Data flow randomly failing

Hi all,
I have a data flow that randomly keeps on failing. Sometimes it works, sometimes it doesn't.
The data flow takes new data from the source (SQL server), and merges it with existing data (Avro on ASDLG2) and then saves it in the same folder as the existing data. This is an approach I use very often, but somehow it fails with this data flow. The error it get is something like:
It is possible the underlying files have been updated. You can explicitly invalidate the cache in Spark by running '
In the sink the 'Clear folder' option is on. I have the feeling that this works a bit too good. Maybe it first deletes everything from the folder, before it reads the data (so there's no data). The funny thing is however that sometimes it just works, and sometimes it doesn't. It's so random.
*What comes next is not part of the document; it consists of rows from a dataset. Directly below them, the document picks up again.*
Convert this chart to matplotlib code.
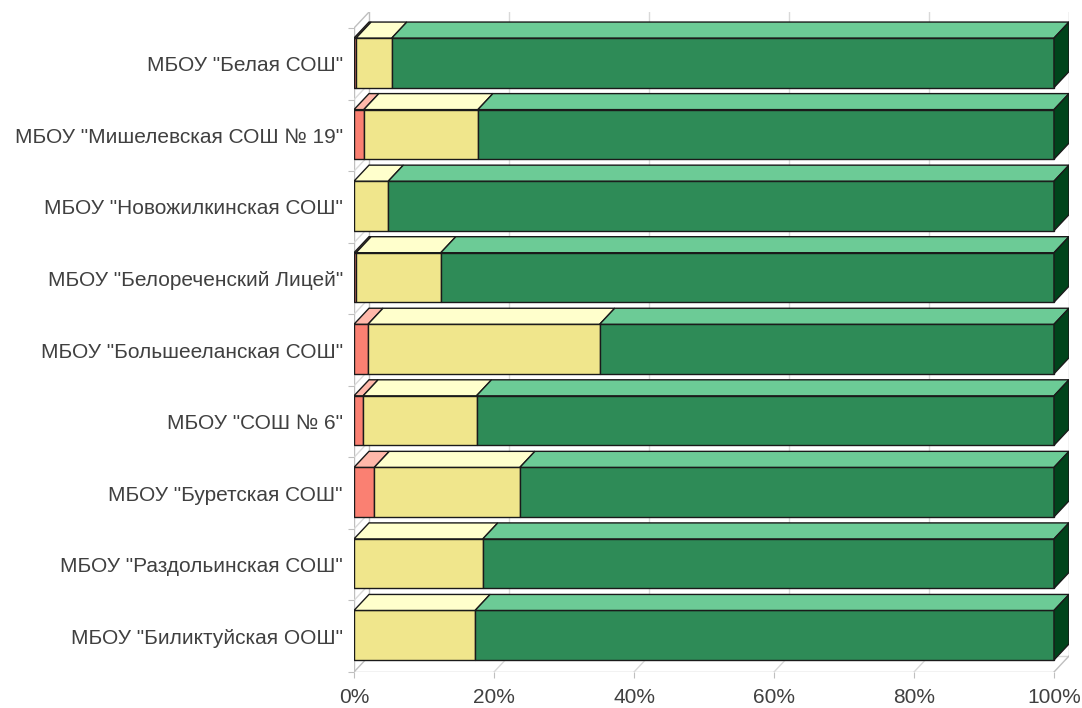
from __future__ import annotations

import matplotlib

matplotlib.use("Agg")
import matplotlib.pyplot as plt
from matplotlib.patches import Polygon

SCHOOLS = [
    'МБОУ "Белая СОШ"',
    'МБОУ "Мишелевская СОШ № 19"',
    'МБОУ "Новожилкинская СОШ"',
    'МБОУ "Белореченский Лицей"',
    'МБОУ "Большееланская СОШ"',
    'МБОУ "СОШ № 6"',
    'МБОУ "Буретская СОШ"',
    'МБОУ "Раздольинская СОШ"',
    'МБОУ "Биликтуйская ООШ"',
]
# shares in percent, left to right: red, yellow, green
LOW = [0.3, 1.4, 0.0, 0.3, 2.0, 1.3, 2.9, 0.0, 0.0]
MID = [5.1, 16.3, 4.9, 12.1, 33.1, 16.2, 20.8, 18.4, 17.3]
HIGH = [94.6, 82.3, 95.1, 87.6, 64.9, 82.5, 76.3, 81.6, 82.7]
X_TICKS = [0, 20, 40, 60, 80, 100]

# colours per segment: front, top, side
COLORS = [
    ("#FA8072", "#FFB8AA", "#B0503F"),
    ("#F0E68C", "#FFFFCC", "#B5AB55"),
    ("#2E8B57", "#6CCB96", "#00441B"),
]
EDGE = "#1A1A1A"
WALL = "#BFBFBF"
GRID = "#D9D9D9"
TEXT = "#404040"

FIG_W, FIG_H = 1082, 708
BAND_PX = 71.55
PX_PER_PCT = 7.0
DEPTH_X_PX, DEPTH_Y_PX = 15, 16
LEFT_PX, BOTTOM_PX = 354, 672

DX = DEPTH_X_PX / PX_PER_PCT
DY = DEPTH_Y_PX / BAND_PX
FRONT_TOP = -0.5 + 10 / BAND_PX
FRONT_BOT = -0.5 + 59.5 / BAND_PX


def configure_matplotlib() -> None:
    plt.rcParams["font.family"] = ["Liberation Sans", "DejaVu Sans"]
    plt.rcParams["figure.facecolor"] = "white"


def draw_walls(ax: plt.Axes, n: int) -> None:
    bottom, top = n - 0.5, -0.5
    line = dict(color=WALL, linewidth=1.0, zorder=1)
    # floor
    ax.plot([0, 100], [bottom, bottom], **line)
    ax.plot([DX, 100 + DX], [bottom - DY, bottom - DY], color=GRID, linewidth=1.0, zorder=1)
    for p in X_TICKS:
        ax.plot([p, p + DX], [bottom, bottom - DY], color=GRID if 0 < p < 100 else WALL, linewidth=1.0, zorder=1)
    # back wall gridlines
    for p in X_TICKS:
        ax.plot([p + DX, p + DX], [bottom - DY, top - DY], color=GRID if 0 < p < 100 else WALL, linewidth=1.0, zorder=1)
    # left wall
    ax.plot([0, 0], [bottom, top], **line)
    ax.plot([0, DX], [top, top - DY], **line)
    for k in range(1, n):
        ax.plot([0, DX], [k - 0.5, k - 0.5 - DY], color=GRID, linewidth=1.0, zorder=1)


def draw_bar(ax: plt.Axes, row: int, shares: list[float]) -> None:
    y0 = row + FRONT_TOP
    y1 = row + FRONT_BOT
    start = 0.0
    last = None
    for share, (front, top, side) in zip(shares, COLORS, strict=True):
        if share <= 0:
            continue
        end = start + share
        ax.add_patch(Polygon([(start, y0), (end, y0), (end, y1), (start, y1)],
                             closed=True, facecolor=front, edgecolor=EDGE, linewidth=1.0, zorder=3))
        ax.add_patch(Polygon([(start, y0), (end, y0), (end + DX, y0 - DY), (start + DX, y0 - DY)],
                             closed=True, facecolor=top, edgecolor=EDGE, linewidth=1.0, zorder=3))
        last = (end, side)
        start = end
    end, side = last
    ax.add_patch(Polygon([(end, y0), (end + DX, y0 - DY), (end + DX, y1 - DY), (end, y1)],
                         closed=True, facecolor=side, edgecolor=EDGE, linewidth=1.0, zorder=3))


def plot_chart() -> None:
    fig = plt.figure(figsize=(FIG_W / 100, FIG_H / 100), dpi=100)
    n = len(SCHOOLS)
    ax_w = (100 + DX) * PX_PER_PCT
    ax_h = (n + DY) * BAND_PX
    ax = fig.add_axes([LEFT_PX / FIG_W, (FIG_H - BOTTOM_PX) / FIG_H, ax_w / FIG_W, ax_h / FIG_H])
    ax.set_xlim(0, 100 + DX)
    ax.set_ylim(n - 0.5, -0.5 - DY)
    for spine in ax.spines.values():
        spine.set_visible(False)

    draw_walls(ax, n)
    for row, shares in enumerate(zip(LOW, MID, HIGH, strict=True)):
        draw_bar(ax, row, list(shares))

    ax.set_xticks(X_TICKS, [f"{p}%" for p in X_TICKS])
    ax.set_yticks([k - 0.5 for k in range(n + 1)], [""] * (n + 1))
    ax.set_yticks(range(n), SCHOOLS, minor=True)
    ax.tick_params(axis="x", length=4.5, color=WALL, pad=7, labelsize=15, labelcolor=TEXT)
    ax.tick_params(axis="y", which="major", length=4, color=WALL)
    ax.tick_params(axis="y", which="minor", length=0, pad=8, labelsize=15, labelcolor=TEXT)

    fig.savefig("out.png", dpi=100)
    plt.close(fig)


def main() -> None:
    configure_matplotlib()
    plot_chart()


if __name__ == "__main__":
    main()
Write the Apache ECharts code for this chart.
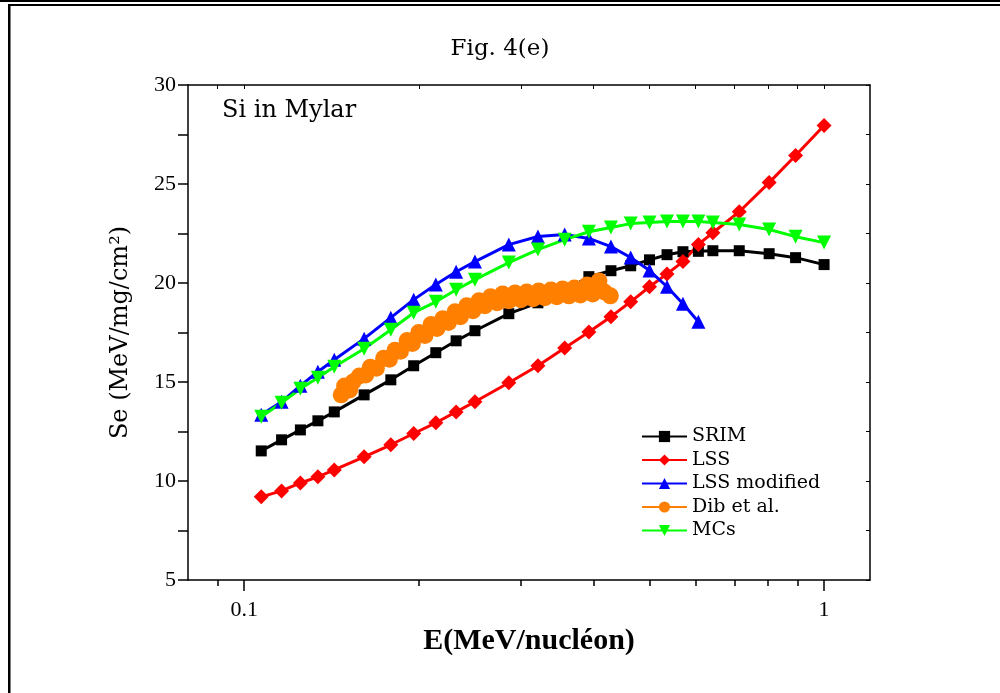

Is am I thinking in the right way? Or are there maybe any other reasons why this is happening?
Thanks for helping me out!
Hi @Erp, Wessel van ,
Just reaching out to you to see if the answer helped. If this answers your query, do click
Accept Answer
andUp-Vote
for the same as accepted answers help community as well. If you have any further query do let us know.Hi @AnnuKumari-MSFT ,
I had implemented the solution you described already as a work around and that works. I was hoping for a more clean solution, but it seems that's not possible.
Based on the information I have I see this issue as a result of somekind of bug, so I hope Microsoft wil fix this in the near future. It's very annoying and it occurs in random situations.
For now thank you for your help.
Hi @Erp, Wessel van ,
Appreciate if you could share the feedback on our Data factory feedback channel, which would be open for the user community to upvote & comment on. This allows our product team to effectively prioritize your request against our existing feature backlog and gives insight into the potential impact of implementing the suggested feature.
Please consider accepting the answer by clicking on
Accept answer
as accepted answer helps community as well.I was having the same issue and found a workaround. Just create a new branch in the process with a dummy sink and in the dataflow settings select the dummy sink as the first one in the write order and then put the real sink that will clear folder and recreate the files.
@Carlos Muñoz ,
Thanks for sharing the resolution steps with the community.
Sign in to comment
1 answer
Sort by: Most helpful
Hi @Erp, Wessel van ,
Welcome to Microsoft Q&A platform and thanks for posting your query.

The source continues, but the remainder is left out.